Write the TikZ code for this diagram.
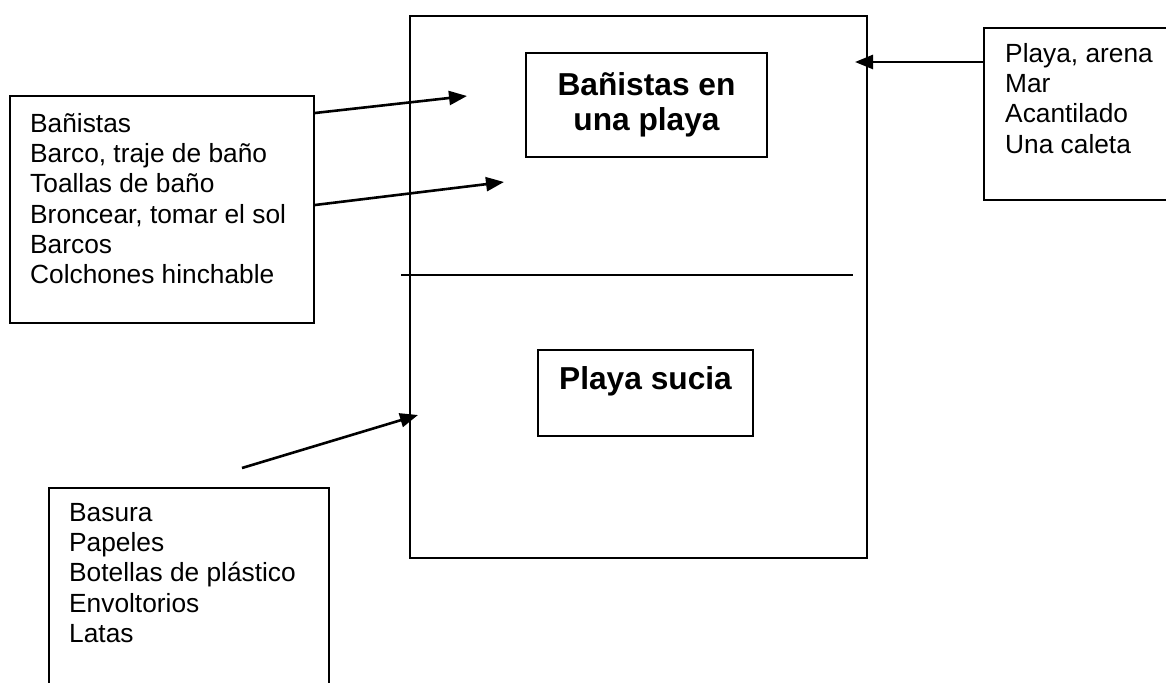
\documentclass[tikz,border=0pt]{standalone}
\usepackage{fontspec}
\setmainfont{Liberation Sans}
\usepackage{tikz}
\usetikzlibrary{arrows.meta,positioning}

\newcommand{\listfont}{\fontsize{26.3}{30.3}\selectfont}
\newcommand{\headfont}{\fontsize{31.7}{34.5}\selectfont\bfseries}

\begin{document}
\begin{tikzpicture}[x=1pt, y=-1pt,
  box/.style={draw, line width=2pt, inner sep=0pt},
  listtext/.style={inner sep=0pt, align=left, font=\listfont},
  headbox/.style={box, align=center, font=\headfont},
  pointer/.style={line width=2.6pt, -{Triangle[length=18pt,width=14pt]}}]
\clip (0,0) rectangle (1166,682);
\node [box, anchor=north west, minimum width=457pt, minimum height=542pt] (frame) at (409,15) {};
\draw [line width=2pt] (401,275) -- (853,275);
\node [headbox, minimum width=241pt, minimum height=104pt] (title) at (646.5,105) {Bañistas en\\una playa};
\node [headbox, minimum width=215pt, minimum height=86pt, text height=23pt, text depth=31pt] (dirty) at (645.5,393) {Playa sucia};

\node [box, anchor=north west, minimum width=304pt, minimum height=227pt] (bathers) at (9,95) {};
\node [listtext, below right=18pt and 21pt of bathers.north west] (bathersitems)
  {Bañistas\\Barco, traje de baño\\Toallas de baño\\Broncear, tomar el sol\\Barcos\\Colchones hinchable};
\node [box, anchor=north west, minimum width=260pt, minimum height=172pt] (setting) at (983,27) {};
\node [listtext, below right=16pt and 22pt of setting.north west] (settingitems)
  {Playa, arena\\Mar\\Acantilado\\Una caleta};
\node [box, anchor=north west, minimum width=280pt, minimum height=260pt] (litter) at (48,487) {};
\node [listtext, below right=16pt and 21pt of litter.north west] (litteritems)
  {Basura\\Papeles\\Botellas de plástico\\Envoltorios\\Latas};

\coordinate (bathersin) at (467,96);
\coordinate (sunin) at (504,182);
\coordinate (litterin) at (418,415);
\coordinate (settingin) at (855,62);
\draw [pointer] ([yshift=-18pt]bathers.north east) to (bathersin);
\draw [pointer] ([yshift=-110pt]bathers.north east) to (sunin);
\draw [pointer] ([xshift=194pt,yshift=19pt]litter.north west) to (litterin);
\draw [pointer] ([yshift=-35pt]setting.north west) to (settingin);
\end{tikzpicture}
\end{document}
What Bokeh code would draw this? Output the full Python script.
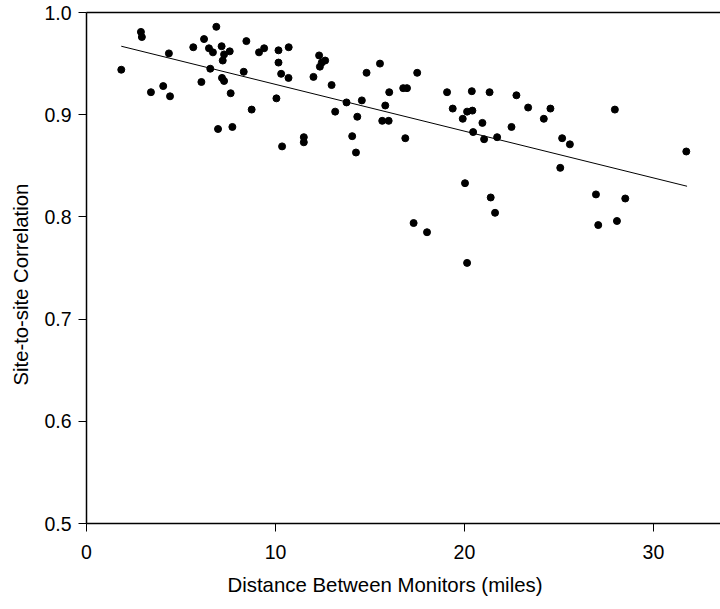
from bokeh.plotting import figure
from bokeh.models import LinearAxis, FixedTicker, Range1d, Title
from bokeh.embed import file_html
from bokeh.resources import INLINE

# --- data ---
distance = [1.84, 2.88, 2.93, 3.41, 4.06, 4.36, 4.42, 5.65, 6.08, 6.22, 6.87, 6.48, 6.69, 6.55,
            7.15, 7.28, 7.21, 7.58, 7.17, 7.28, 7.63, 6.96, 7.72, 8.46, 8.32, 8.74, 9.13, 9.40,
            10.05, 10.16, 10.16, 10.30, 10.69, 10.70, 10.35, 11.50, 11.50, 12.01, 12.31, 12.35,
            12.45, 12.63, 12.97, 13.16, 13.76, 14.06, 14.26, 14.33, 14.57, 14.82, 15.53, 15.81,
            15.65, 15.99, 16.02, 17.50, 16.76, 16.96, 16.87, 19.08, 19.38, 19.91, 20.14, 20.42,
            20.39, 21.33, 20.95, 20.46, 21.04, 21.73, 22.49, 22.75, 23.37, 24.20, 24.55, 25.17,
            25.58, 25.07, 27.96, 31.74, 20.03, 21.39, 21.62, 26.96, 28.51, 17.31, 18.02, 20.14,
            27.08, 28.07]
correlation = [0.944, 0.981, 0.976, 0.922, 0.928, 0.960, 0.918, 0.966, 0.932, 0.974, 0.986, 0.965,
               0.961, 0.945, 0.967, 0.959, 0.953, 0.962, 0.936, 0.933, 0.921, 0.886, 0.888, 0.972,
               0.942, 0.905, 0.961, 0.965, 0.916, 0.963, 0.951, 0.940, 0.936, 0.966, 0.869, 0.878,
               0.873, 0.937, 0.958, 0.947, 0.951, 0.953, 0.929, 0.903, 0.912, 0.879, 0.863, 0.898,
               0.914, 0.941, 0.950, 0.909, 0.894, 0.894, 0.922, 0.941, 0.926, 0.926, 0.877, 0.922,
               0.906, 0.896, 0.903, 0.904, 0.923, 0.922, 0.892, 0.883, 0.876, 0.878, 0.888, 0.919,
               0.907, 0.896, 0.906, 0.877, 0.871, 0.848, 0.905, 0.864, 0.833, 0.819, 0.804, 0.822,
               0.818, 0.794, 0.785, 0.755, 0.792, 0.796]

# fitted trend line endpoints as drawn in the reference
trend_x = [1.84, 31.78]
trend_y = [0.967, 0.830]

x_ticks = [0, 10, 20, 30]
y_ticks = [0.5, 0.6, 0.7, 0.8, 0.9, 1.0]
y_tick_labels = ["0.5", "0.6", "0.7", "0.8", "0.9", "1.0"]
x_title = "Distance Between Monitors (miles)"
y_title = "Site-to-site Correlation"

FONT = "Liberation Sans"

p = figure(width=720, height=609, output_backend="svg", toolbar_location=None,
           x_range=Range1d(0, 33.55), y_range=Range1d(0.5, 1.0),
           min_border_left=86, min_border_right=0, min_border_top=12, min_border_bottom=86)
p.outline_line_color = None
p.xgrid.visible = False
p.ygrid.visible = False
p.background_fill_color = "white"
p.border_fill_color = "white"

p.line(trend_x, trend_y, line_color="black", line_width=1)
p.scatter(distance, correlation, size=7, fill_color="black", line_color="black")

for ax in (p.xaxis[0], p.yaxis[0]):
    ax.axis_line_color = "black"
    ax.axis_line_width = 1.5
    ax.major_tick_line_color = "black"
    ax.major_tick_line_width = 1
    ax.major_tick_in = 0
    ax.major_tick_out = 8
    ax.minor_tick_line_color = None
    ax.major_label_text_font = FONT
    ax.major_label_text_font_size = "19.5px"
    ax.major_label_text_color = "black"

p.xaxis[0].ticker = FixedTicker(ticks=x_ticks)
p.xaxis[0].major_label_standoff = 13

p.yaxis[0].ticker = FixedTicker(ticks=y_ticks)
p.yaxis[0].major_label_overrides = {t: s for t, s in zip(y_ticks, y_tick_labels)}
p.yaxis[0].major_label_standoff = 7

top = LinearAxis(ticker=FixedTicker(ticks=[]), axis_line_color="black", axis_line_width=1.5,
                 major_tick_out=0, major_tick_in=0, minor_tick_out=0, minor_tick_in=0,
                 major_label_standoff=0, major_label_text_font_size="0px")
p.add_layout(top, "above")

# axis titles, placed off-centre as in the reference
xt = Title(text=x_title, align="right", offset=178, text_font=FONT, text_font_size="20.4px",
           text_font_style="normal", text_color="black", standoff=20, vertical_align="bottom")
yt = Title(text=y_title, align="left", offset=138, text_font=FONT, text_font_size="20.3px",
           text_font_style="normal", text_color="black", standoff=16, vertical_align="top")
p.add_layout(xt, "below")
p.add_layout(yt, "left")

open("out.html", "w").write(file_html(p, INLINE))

___

▸ Task instructions: Retype every record above exactly as written, but leave out the pictures.

▸ Solved problem:
Write the TikZ code for this diagram.
\documentclass[tikz,border=0pt]{standalone}
\usepackage{fontspec}
\setmainfont{Liberation Sans}
\usepackage{tikz}
\usetikzlibrary{arrows.meta,positioning}

\newcommand{\listfont}{\fontsize{26.3}{30.3}\selectfont}
\newcommand{\headfont}{\fontsize{31.7}{34.5}\selectfont\bfseries}

\begin{document}
\begin{tikzpicture}[x=1pt, y=-1pt,
  box/.style={draw, line width=2pt, inner sep=0pt},
  listtext/.style={inner sep=0pt, align=left, font=\listfont},
  headbox/.style={box, align=center, font=\headfont},
  pointer/.style={line width=2.6pt, -{Triangle[length=18pt,width=14pt]}}]
\clip (0,0) rectangle (1166,682);
\node [box, anchor=north west, minimum width=457pt, minimum height=542pt] (frame) at (409,15) {};
\draw [line width=2pt] (401,275) -- (853,275);
\node [headbox, minimum width=241pt, minimum height=104pt] (title) at (646.5,105) {Bañistas en\\una playa};
\node [headbox, minimum width=215pt, minimum height=86pt, text height=23pt, text depth=31pt] (dirty) at (645.5,393) {Playa sucia};

\node [box, anchor=north west, minimum width=304pt, minimum height=227pt] (bathers) at (9,95) {};
\node [listtext, below right=18pt and 21pt of bathers.north west] (bathersitems)
  {Bañistas\\Barco, traje de baño\\Toallas de baño\\Broncear, tomar el sol\\Barcos\\Colchones hinchable};
\node [box, anchor=north west, minimum width=260pt, minimum height=172pt] (setting) at (983,27) {};
\node [listtext, below right=16pt and 22pt of setting.north west] (settingitems)
  {Playa, arena\\Mar\\Acantilado\\Una caleta};
\node [box, anchor=north west, minimum width=280pt, minimum height=260pt] (litter) at (48,487) {};
\node [listtext, below right=16pt and 21pt of litter.north west] (litteritems)
  {Basura\\Papeles\\Botellas de plástico\\Envoltorios\\Latas};

\coordinate (bathersin) at (467,96);
\coordinate (sunin) at (504,182);
\coordinate (litterin) at (418,415);
\coordinate (settingin) at (855,62);
\draw [pointer] ([yshift=-18pt]bathers.north east) to (bathersin);
\draw [pointer] ([yshift=-110pt]bathers.north east) to (sunin);
\draw [pointer] ([xshift=194pt,yshift=19pt]litter.north west) to (litterin);
\draw [pointer] ([yshift=-35pt]setting.north west) to (settingin);
\end{tikzpicture}
\end{document}
What Bokeh code would draw this? Output the full Python script.
from bokeh.plotting import figure
from bokeh.models import LinearAxis, FixedTicker, Range1d, Title
from bokeh.embed import file_html
from bokeh.resources import INLINE

# --- data ---
distance = [1.84, 2.88, 2.93, 3.41, 4.06, 4.36, 4.42, 5.65, 6.08, 6.22, 6.87, 6.48, 6.69, 6.55,
            7.15, 7.28, 7.21, 7.58, 7.17, 7.28, 7.63, 6.96, 7.72, 8.46, 8.32, 8.74, 9.13, 9.40,
            10.05, 10.16, 10.16, 10.30, 10.69, 10.70, 10.35, 11.50, 11.50, 12.01, 12.31, 12.35,
            12.45, 12.63, 12.97, 13.16, 13.76, 14.06, 14.26, 14.33, 14.57, 14.82, 15.53, 15.81,
            15.65, 15.99, 16.02, 17.50, 16.76, 16.96, 16.87, 19.08, 19.38, 19.91, 20.14, 20.42,
            20.39, 21.33, 20.95, 20.46, 21.04, 21.73, 22.49, 22.75, 23.37, 24.20, 24.55, 25.17,
            25.58, 25.07, 27.96, 31.74, 20.03, 21.39, 21.62, 26.96, 28.51, 17.31, 18.02, 20.14,
            27.08, 28.07]
correlation = [0.944, 0.981, 0.976, 0.922, 0.928, 0.960, 0.918, 0.966, 0.932, 0.974, 0.986, 0.965,
               0.961, 0.945, 0.967, 0.959, 0.953, 0.962, 0.936, 0.933, 0.921, 0.886, 0.888, 0.972,
               0.942, 0.905, 0.961, 0.965, 0.916, 0.963, 0.951, 0.940, 0.936, 0.966, 0.869, 0.878,
               0.873, 0.937, 0.958, 0.947, 0.951, 0.953, 0.929, 0.903, 0.912, 0.879, 0.863, 0.898,
               0.914, 0.941, 0.950, 0.909, 0.894, 0.894, 0.922, 0.941, 0.926, 0.926, 0.877, 0.922,
               0.906, 0.896, 0.903, 0.904, 0.923, 0.922, 0.892, 0.883, 0.876, 0.878, 0.888, 0.919,
               0.907, 0.896, 0.906, 0.877, 0.871, 0.848, 0.905, 0.864, 0.833, 0.819, 0.804, 0.822,
               0.818, 0.794, 0.785, 0.755, 0.792, 0.796]

# fitted trend line endpoints as drawn in the reference
trend_x = [1.84, 31.78]
trend_y = [0.967, 0.830]

x_ticks = [0, 10, 20, 30]
y_ticks = [0.5, 0.6, 0.7, 0.8, 0.9, 1.0]
y_tick_labels = ["0.5", "0.6", "0.7", "0.8", "0.9", "1.0"]
x_title = "Distance Between Monitors (miles)"
y_title = "Site-to-site Correlation"

FONT = "Liberation Sans"

p = figure(width=720, height=609, output_backend="svg", toolbar_location=None,
           x_range=Range1d(0, 33.55), y_range=Range1d(0.5, 1.0),
           min_border_left=86, min_border_right=0, min_border_top=12, min_border_bottom=86)
p.outline_line_color = None
p.xgrid.visible = False
p.ygrid.visible = False
p.background_fill_color = "white"
p.border_fill_color = "white"

p.line(trend_x, trend_y, line_color="black", line_width=1)
p.scatter(distance, correlation, size=7, fill_color="black", line_color="black")

for ax in (p.xaxis[0], p.yaxis[0]):
    ax.axis_line_color = "black"
    ax.axis_line_width = 1.5
    ax.major_tick_line_color = "black"
    ax.major_tick_line_width = 1
    ax.major_tick_in = 0
    ax.major_tick_out = 8
    ax.minor_tick_line_color = None
    ax.major_label_text_font = FONT
    ax.major_label_text_font_size = "19.5px"
    ax.major_label_text_color = "black"

p.xaxis[0].ticker = FixedTicker(ticks=x_ticks)
p.xaxis[0].major_label_standoff = 13

p.yaxis[0].ticker = FixedTicker(ticks=y_ticks)
p.yaxis[0].major_label_overrides = {t: s for t, s in zip(y_ticks, y_tick_labels)}
p.yaxis[0].major_label_standoff = 7

top = LinearAxis(ticker=FixedTicker(ticks=[]), axis_line_color="black", axis_line_width=1.5,
                 major_tick_out=0, major_tick_in=0, minor_tick_out=0, minor_tick_in=0,
                 major_label_standoff=0, major_label_text_font_size="0px")
p.add_layout(top, "above")

# axis titles, placed off-centre as in the reference
xt = Title(text=x_title, align="right", offset=178, text_font=FONT, text_font_size="20.4px",
           text_font_style="normal", text_color="black", standoff=20, vertical_align="bottom")
yt = Title(text=y_title, align="left", offset=138, text_font=FONT, text_font_size="20.3px",
           text_font_style="normal", text_color="black", standoff=16, vertical_align="top")
p.add_layout(xt, "below")
p.add_layout(yt, "left")

open("out.html", "w").write(file_html(p, INLINE))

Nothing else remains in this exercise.